The Santa Fe Institute. Atop a hill above Santa Fe, well isolated from most everything, a potpourri of types at the Santa Fe Institute think serenely about chaos and complexity.  They have made a living out of thinking about an unpredictable universe.  Of course, their thinking is a little tarnished because they are walled off from the rough and tumble of practically everything, especially the universe about which they theorize. And when it comes down to actually doing something, they make a hash of it.  For instance, they have put out a recipe book called Simple Recipes from Complex People (February 2010).  It's god-awful, charming because it is such a mess, take our word for it.  Lord help us, if the Institute actually tried to help us grapple with chaos and complexity.  But, like most think tanks, it just describes the phenomenal world, and does not really do anything about it.  Such descriptive knowledge makes us no less inert than we already were.

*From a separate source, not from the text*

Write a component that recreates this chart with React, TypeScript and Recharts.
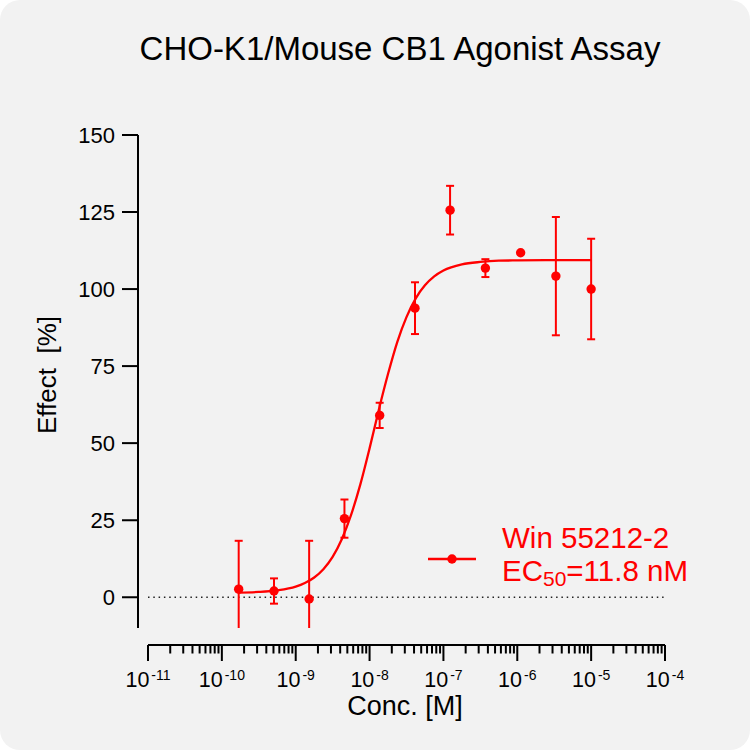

People Who Get Things Done.  In the face of all this, we must ask who gets something done.  By this, we mean someone who acts and does something, but above all, does something worthwhile.  By and large, the doers are anonymous figures who have spent time in large institutions and know how to thread through the environments in which they are caught.  So it may be an intellectual CIA operative named Jack Ryan in The Hunt for Red October who can identify with and converse with a rebelling Russian submarine captain named Marko Aleksandrovich Ramius. Peacefully, together, they capture the sub for the U.S, outsmarting their respective bureaucracies.  Or it could be Gene Sharp in Boston, unknown to all America, who has been the father of protest movements in the Middle East and around the world. In other words, the people who get societies out of a funk and into a new place, when the heavens are chaotic and global society is in an uproar, fly under the radar and are anonymous, with original minds,  who can work around the rigidities of large systems.  And, above all, they are exceptionally hard workers, constantly at their chosen tasks.  They're of interest now in societies that suffer both from lockjaw and arthritis.

Julian Fellowes.  Julian Fellowes comes to mind when one is looking to see what sort of character does get things done.  As Alex Witchel opines in "Dear Abbey:"

He toiled as a midlevel character actor for 30 years with 12 rejected screenplays to his name until, incredibly, at age 52, he won an Academy Award for his first produced screenplay, Robert Altman's "Gosford Park," in 2002.  But Fellowes, now 62, is the rare sort who, having won a life lottery, did not kick up his heels and make a fool of himself.  He has worked like a proverbial dog—or American—for his continued success, and if that means he is more in the manner
bought than born, that is fine with him."
In other words, chaps who get real things done in an unsettled world "work like a proverbial dog," live and think apart from the society to which they are only half connected, and are never taken in by the allure of celebrity.  Right now we are well served to look for such a bunch of guys, a furtive band who have worked 50 years at doing the right things.

P.SDaniel Lawrence Whitney (aka Larry the Cable Guy) from Nebraska is fond of saying Git-R-Done.  As much as anybody, he reminds us that the problem now is to get things done in a world stuffed with rhetoric and frenzied activity but short on worthy accomplishment.  It's easy to forget, however, that America has no monopoly on inertia and that the whole world is currently glued to square one.  Most of the advanced and semi-advanced nations are stuck:  the emerging nations are mobile.

P.P.S.  Spengler's work was a little more biological than we have represented.  But it does posit that every society has its day—and its closing night.